▶ _RAW DATA_
□ □ □

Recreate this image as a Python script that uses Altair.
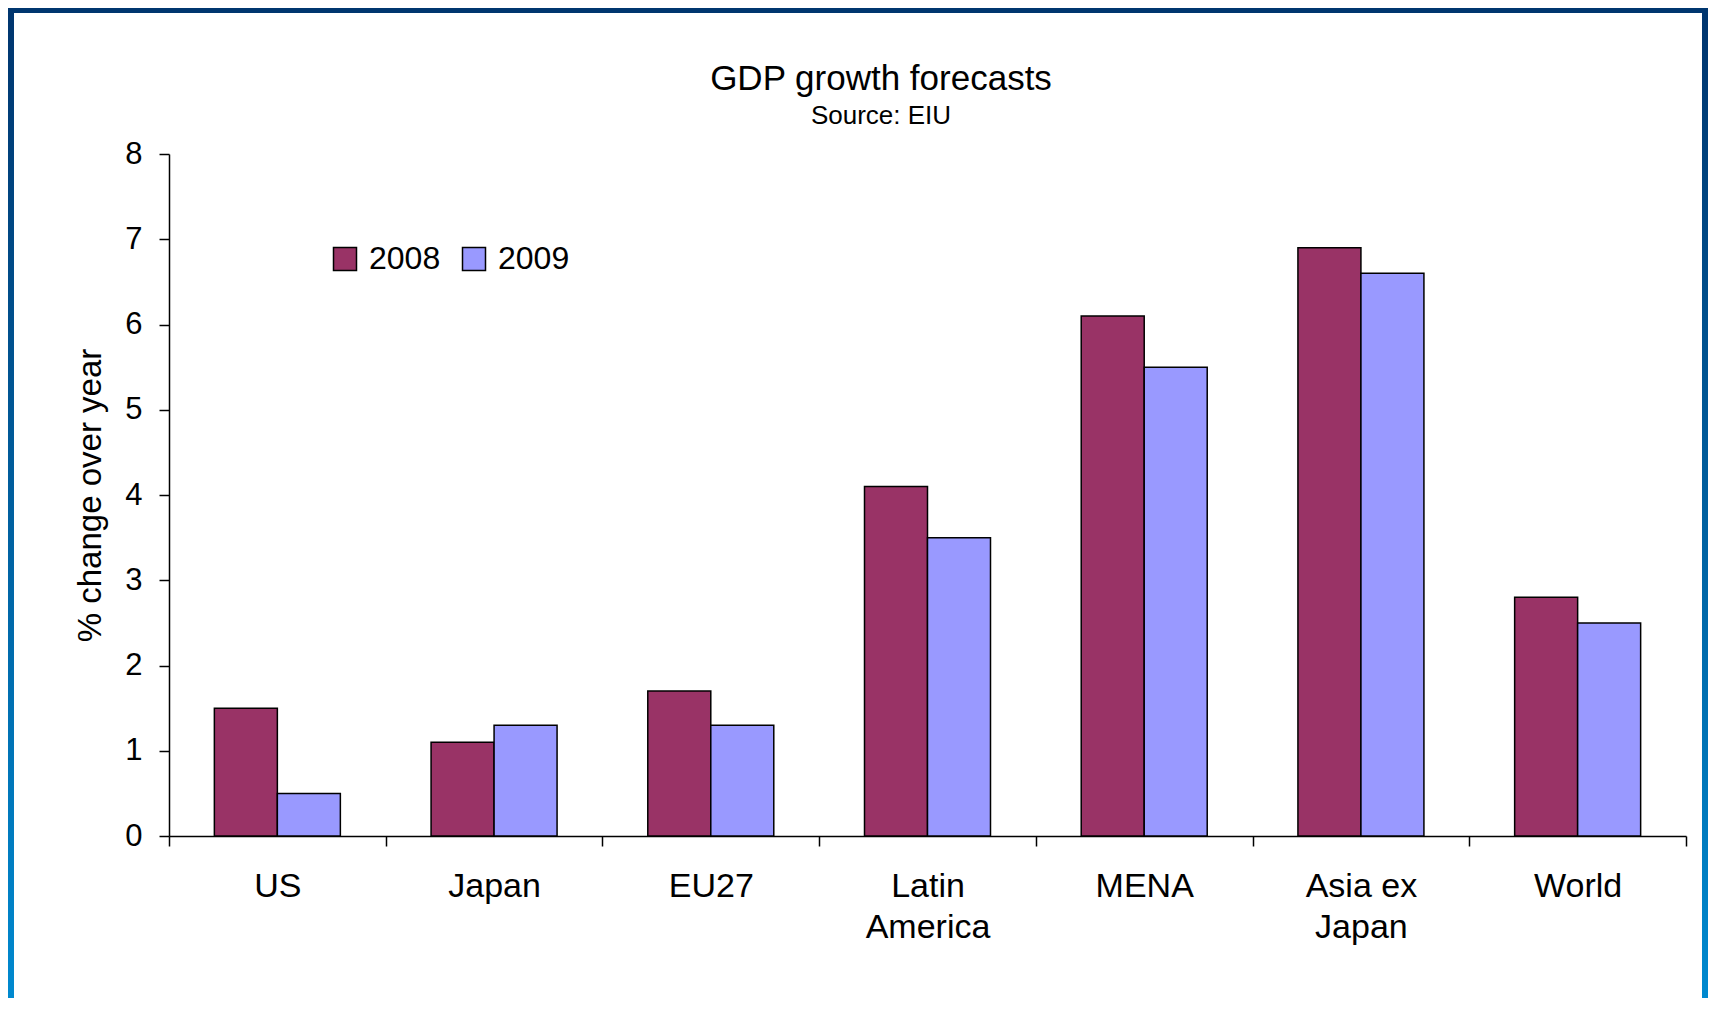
import altair as alt
import pandas as pd

# ---- data ----
regions = ["US", "Japan", "EU27", "Latin America", "MENA", "Asia ex Japan", "World"]
label_lines = {"Latin America": ["Latin", "America"], "Asia ex Japan": ["Asia ex", "Japan"]}
years = ["2008", "2009"]
values_2008 = [1.5, 1.1, 1.7, 4.1, 6.1, 6.9, 2.8]
values_2009 = [0.5, 1.3, 1.3, 3.5, 5.5, 6.6, 2.5]
y_ticks = [0, 1, 2, 3, 4, 5, 6, 7, 8]
colors = ["#993366", "#9999FF"]
title_text = "GDP growth forecasts"
subtitle_text = "Source: EIU"

rows = []
for r, a, b in zip(regions, values_2008, values_2009):
    rows.append({"region": r, "year": years[0], "value": a})
    rows.append({"region": r, "year": years[1], "value": b})
df = pd.DataFrame(rows)

FONT = "Liberation Sans"

label_expr = "datum.value"
for k, v in label_lines.items():
    label_expr = f"datum.value == '{k}' ? {v!r} : (" + label_expr + ")"

bars = alt.Chart(df).mark_bar(stroke="black", strokeWidth=1.5).encode(
    x=alt.X(
        "region:N",
        sort=regions,
        scale=alt.Scale(paddingInner=0, paddingOuter=0),
        axis=alt.Axis(
            title=None, labelAngle=0, tickBand="extent", labelExpr=label_expr,
            labelFont=FONT, labelFontSize=34, labelColor="black", labelPadding=23,
            labelLineHeight=41, tickSize=10, tickColor="black", tickWidth=1.5,
            domainColor="black", domainWidth=1.5,
        ),
    ),
    xOffset=alt.XOffset("year:N", scale=alt.Scale(paddingInner=0, paddingOuter=0.72)),
    y=alt.Y(
        "value:Q",
        scale=alt.Scale(domain=[0, 8], nice=False),
        axis=alt.Axis(
            values=y_ticks, grid=False, title="% change over year",
            titleFont=FONT, titleFontSize=33, titleFontWeight="normal", titleColor="black",
            titleAngle=-90, titleX=-79, titleY=341, titleAlign="center", titleBaseline="middle",
            labelFont=FONT, labelFontSize=31, labelColor="black", labelPadding=17,
            tickSize=10, tickColor="black", tickWidth=1.5,
            domainColor="black", domainWidth=1.5,
        ),
    ),
    color=alt.Color(
        "year:N",
        scale=alt.Scale(domain=years, range=colors),
        legend=alt.Legend(
            title=None, orient="none", legendX=160, legendY=89, direction="horizontal",
            symbolType="square", symbolSize=529, symbolStrokeColor="black",
            symbolStrokeWidth=1.5, symbolOpacity=1, labelFont=FONT, labelFontSize=32,
            labelColor="black", labelOffset=8, columnPadding=17, padding=0,
        ),
    ),
)

one = alt.Data(values=[{"k": 1}])
title_mark = alt.Chart(one).mark_text(
    text=title_text, font=FONT, fontSize=35, color="black", align="center", baseline="alphabetic"
).encode(x=alt.value(712), y=alt.value(-64))
subtitle_mark = alt.Chart(one).mark_text(
    text=subtitle_text, font=FONT, fontSize=26, color="black", align="center", baseline="alphabetic"
).encode(x=alt.value(712), y=alt.value(-30))

grad = alt.LinearGradient(
    gradient="linear",
    stops=[alt.GradientStop(offset=0, color="#00356e"), alt.GradientStop(offset=1, color="#0089cf")],
    x1=0, x2=0, y1=0, y2=1,
)
frame_left = alt.Chart(one).mark_rect(fill=grad).encode(
    x=alt.value(-161), x2=alt.value(-155), y=alt.value(-146), y2=alt.value(844))
frame_right = alt.Chart(one).mark_rect(fill=grad).encode(
    x=alt.value(1533), x2=alt.value(1539), y=alt.value(-146), y2=alt.value(844))
frame_top = alt.Chart(one).mark_rect(fill="#00366f").encode(
    x=alt.value(-161), x2=alt.value(1539), y=alt.value(-146), y2=alt.value(-141))

chart = alt.layer(bars, title_mark, subtitle_mark, frame_left, frame_right, frame_top).properties(
    width=1517,
    height=682,
    padding={"left": 161, "top": 146, "right": 22, "bottom": 162},
    autosize=alt.AutoSizeParams(type="none"),
).configure_view(stroke=None)

chart.save("out.html", embed_options={"renderer": "svg", "actions": False})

□ □ □

▶ _GIVEN PROBLEM_
Transcribe the full listing above exactly, with the images removed.

▶ _FULL OUTPUT_
Recreate this image as a Python script that uses Altair.
import altair as alt
import pandas as pd

# ---- data ----
regions = ["US", "Japan", "EU27", "Latin America", "MENA", "Asia ex Japan", "World"]
label_lines = {"Latin America": ["Latin", "America"], "Asia ex Japan": ["Asia ex", "Japan"]}
years = ["2008", "2009"]
values_2008 = [1.5, 1.1, 1.7, 4.1, 6.1, 6.9, 2.8]
values_2009 = [0.5, 1.3, 1.3, 3.5, 5.5, 6.6, 2.5]
y_ticks = [0, 1, 2, 3, 4, 5, 6, 7, 8]
colors = ["#993366", "#9999FF"]
title_text = "GDP growth forecasts"
subtitle_text = "Source: EIU"

rows = []
for r, a, b in zip(regions, values_2008, values_2009):
    rows.append({"region": r, "year": years[0], "value": a})
    rows.append({"region": r, "year": years[1], "value": b})
df = pd.DataFrame(rows)

FONT = "Liberation Sans"

label_expr = "datum.value"
for k, v in label_lines.items():
    label_expr = f"datum.value == '{k}' ? {v!r} : (" + label_expr + ")"

bars = alt.Chart(df).mark_bar(stroke="black", strokeWidth=1.5).encode(
    x=alt.X(
        "region:N",
        sort=regions,
        scale=alt.Scale(paddingInner=0, paddingOuter=0),
        axis=alt.Axis(
            title=None, labelAngle=0, tickBand="extent", labelExpr=label_expr,
            labelFont=FONT, labelFontSize=34, labelColor="black", labelPadding=23,
            labelLineHeight=41, tickSize=10, tickColor="black", tickWidth=1.5,
            domainColor="black", domainWidth=1.5,
        ),
    ),
    xOffset=alt.XOffset("year:N", scale=alt.Scale(paddingInner=0, paddingOuter=0.72)),
    y=alt.Y(
        "value:Q",
        scale=alt.Scale(domain=[0, 8], nice=False),
        axis=alt.Axis(
            values=y_ticks, grid=False, title="% change over year",
            titleFont=FONT, titleFontSize=33, titleFontWeight="normal", titleColor="black",
            titleAngle=-90, titleX=-79, titleY=341, titleAlign="center", titleBaseline="middle",
            labelFont=FONT, labelFontSize=31, labelColor="black", labelPadding=17,
            tickSize=10, tickColor="black", tickWidth=1.5,
            domainColor="black", domainWidth=1.5,
        ),
    ),
    color=alt.Color(
        "year:N",
        scale=alt.Scale(domain=years, range=colors),
        legend=alt.Legend(
            title=None, orient="none", legendX=160, legendY=89, direction="horizontal",
            symbolType="square", symbolSize=529, symbolStrokeColor="black",
            symbolStrokeWidth=1.5, symbolOpacity=1, labelFont=FONT, labelFontSize=32,
            labelColor="black", labelOffset=8, columnPadding=17, padding=0,
        ),
    ),
)

one = alt.Data(values=[{"k": 1}])
title_mark = alt.Chart(one).mark_text(
    text=title_text, font=FONT, fontSize=35, color="black", align="center", baseline="alphabetic"
).encode(x=alt.value(712), y=alt.value(-64))
subtitle_mark = alt.Chart(one).mark_text(
    text=subtitle_text, font=FONT, fontSize=26, color="black", align="center", baseline="alphabetic"
).encode(x=alt.value(712), y=alt.value(-30))

grad = alt.LinearGradient(
    gradient="linear",
    stops=[alt.GradientStop(offset=0, color="#00356e"), alt.GradientStop(offset=1, color="#0089cf")],
    x1=0, x2=0, y1=0, y2=1,
)
frame_left = alt.Chart(one).mark_rect(fill=grad).encode(
    x=alt.value(-161), x2=alt.value(-155), y=alt.value(-146), y2=alt.value(844))
frame_right = alt.Chart(one).mark_rect(fill=grad).encode(
    x=alt.value(1533), x2=alt.value(1539), y=alt.value(-146), y2=alt.value(844))
frame_top = alt.Chart(one).mark_rect(fill="#00366f").encode(
    x=alt.value(-161), x2=alt.value(1539), y=alt.value(-146), y2=alt.value(-141))

chart = alt.layer(bars, title_mark, subtitle_mark, frame_left, frame_right, frame_top).properties(
    width=1517,
    height=682,
    padding={"left": 161, "top": 146, "right": 22, "bottom": 162},
    autosize=alt.AutoSizeParams(type="none"),
).configure_view(stroke=None)

chart.save("out.html", embed_options={"renderer": "svg", "actions": False})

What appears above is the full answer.